Appare superfluo evidenziare come l’infanzia e lo sviluppo psicofisico dei baby influencer e dei loro follower siano molto compromessi, eppure, nei fatti, non sembra essere una problematica così sentita. Il rischio di gravi conseguenze negli anni a venire, a livello caratteriale e mentale, con patologie e dipendenze, è palese. Sono tutte vittime. In questa guerra dell’esteriore, che indirizza sin dai primi anni di vita, sono condannati tutti i bambini, sia quelli che guadagnano sponsorizzando vestiti e giocattoli, sia quelli che li seguono come serpenti al suono del piffero. I genitori, dal canto loro, hanno fallito la loro missione, sia quelli che si arricchiscono sia quelli che subiscono i figli sempre più esigenti.
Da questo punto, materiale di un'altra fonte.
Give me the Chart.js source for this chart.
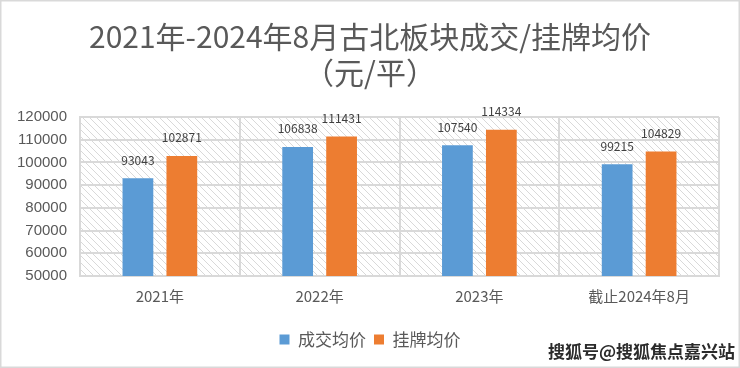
<!DOCTYPE html>
<html>
<head>
<meta charset="utf-8">
<script src="https://cdn.jsdelivr.net/npm/chart.js@4/dist/chart.umd.min.js"></script>
<style>
    body { margin: 0; background: #fff; }
    #wrap { width: 740px; height: 368px; }
</style>
</head>
<body>
<div id="wrap"><canvas id="bar-js" width="740" height="368"></canvas></div>
<script>
const CATEGORIES = ['2021年', '2022年', '2023年', '截止2024年8月'];
const DEAL_PRICE = [93043, 106838, 107540, 99215];
const LIST_PRICE = [102871, 111431, 114334, 104829];
const SERIES_NAMES = ['成交均价', '挂牌均价'];
const TITLE_LINES = ['2021年-2024年8月古北板块成交/挂牌均价', '（元/平）'];
const Y_MIN = 50000, Y_MAX = 120000, Y_STEP = 10000;
const WATERMARK = '搜狐号@搜狐焦点嘉兴站';

const FONT = "'Noto Sans CJK SC', 'Liberation Sans', sans-serif";
const GRID = '#d9d9d9';
const TEXT = '#595959';

// diagonal hatch behind the plot area + grey frame around the picture
const backgroundPlugin = {
    id: 'hatch',
    afterLayout(chart) {
        // let the y labels use the left padding too (labels are clipped to the scale box)
        chart.scales.y.left = 0;
    },
    beforeDraw(chart) {
        const {ctx, chartArea: a, width, height} = chart;
        ctx.save();
        ctx.fillStyle = '#fff';
        ctx.fillRect(0, 0, width, height);

        const tile = document.createElement('canvas');
        tile.width = 7; tile.height = 7;
        const t = tile.getContext('2d');
        t.strokeStyle = '#d9d9d9';
        t.lineWidth = 1;
        t.beginPath();
        t.moveTo(-1, -1); t.lineTo(8, 8);
        t.moveTo(-1, 6); t.lineTo(1, 8);
        t.moveTo(6, -1); t.lineTo(8, 1);
        t.stroke();
        ctx.fillStyle = ctx.createPattern(tile, 'repeat');
        ctx.fillRect(a.left, a.top, a.right - a.left, a.bottom - a.top);

        ctx.strokeStyle = GRID;
        ctx.lineWidth = 3;
        ctx.strokeRect(0, 0, width, height);
        ctx.restore();
    }
};

// value labels above every bar, plus the watermark
const labelsPlugin = {
    id: 'valueLabels',
    afterDatasetsDraw(chart) {
        const {ctx} = chart;
        ctx.save();
        ctx.font = '12px ' + FONT;
        ctx.fillStyle = '#404040';
        ctx.textAlign = 'center';
        ctx.textBaseline = 'middle';
        chart.data.datasets.forEach((ds, i) => {
            chart.getDatasetMeta(i).data.forEach((bar, j) => {
                ctx.fillText(ds.data[j], bar.x, bar.y - 18);
            });
        });
        ctx.restore();
    },
    afterDraw(chart) {
        const {ctx} = chart;
        ctx.save();
        ctx.font = 'bold 17px ' + FONT;
        ctx.textAlign = 'right';
        ctx.textBaseline = 'middle';
        ctx.lineWidth = 3;
        ctx.strokeStyle = 'rgba(255,255,255,0.9)';
        ctx.strokeText(WATERMARK, 735, 352);
        ctx.fillStyle = '#2b2b2b';
        ctx.fillText(WATERMARK, 735, 352);
        ctx.restore();
    }
};

new Chart(document.getElementById('bar-js').getContext('2d'), {
    type: 'bar',
    data: {
        labels: CATEGORIES,
        datasets: [{
            label: SERIES_NAMES[0],
            data: DEAL_PRICE,
            backgroundColor: '#5b9bd5',
            categoryPercentage: 0.55,
            barPercentage: 0.7
        }, {
            label: SERIES_NAMES[1],
            data: LIST_PRICE,
            backgroundColor: '#ed7d31',
            categoryPercentage: 0.55,
            barPercentage: 0.7
        }]
    },
    options: {
        responsive: false,
        animation: false,
        devicePixelRatio: 1,
        layout: { padding: { top: 9, right: 21, bottom: 10, left: 21 } },
        plugins: {
            title: {
                display: true,
                text: TITLE_LINES,
                color: TEXT,
                font: { family: FONT, size: 30, weight: 'normal', lineHeight: 1.2 },
                padding: { top: 10, bottom: 26 }
            },
            legend: {
                display: true,
                position: 'bottom',
                labels: {
                    color: TEXT,
                    font: { family: FONT, size: 17 },
                    boxWidth: 10,
                    boxHeight: 10,
                    padding: 8
                }
            },
            tooltip: { enabled: false }
        },
        scales: {
            x: {
                grid: { color: GRID, lineWidth: 2, drawTicks: false },
                border: { color: GRID, width: 2 },
                ticks: { color: TEXT, font: { family: FONT, size: 15 }, padding: 11 },
                afterFit: (scale) => { scale.height = 47; }
            },
            y: {
                min: Y_MIN,
                max: Y_MAX,
                grid: { color: GRID, lineWidth: 2, drawTicks: false },
                border: { color: GRID, width: 2 },
                ticks: {
                    stepSize: Y_STEP,
                    color: TEXT,
                    font: { family: 'Liberation Sans', size: 15 },
                    padding: 13,
                    callback: (v) => String(v)
                },
                afterFit: (scale) => { scale.width = 59; }
            }
        }
    },
    plugins: [backgroundPlugin, labelsPlugin]
});
</script>
</body>
</html>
A queste famiglie, ricche e felici solo in apparenza, si contrappongono quelle del mondo che non può spendere, se non per nutrirsi, con difficoltà. I loro figli non abboccano a sirene commerciali né si crucciano per questo, poiché li rende felici una palla di pezza che rotola, rincorsa e presa a calci insieme ad altri bambini festanti. La persuasione non fa leva su loro, la felicità non è negoziabile.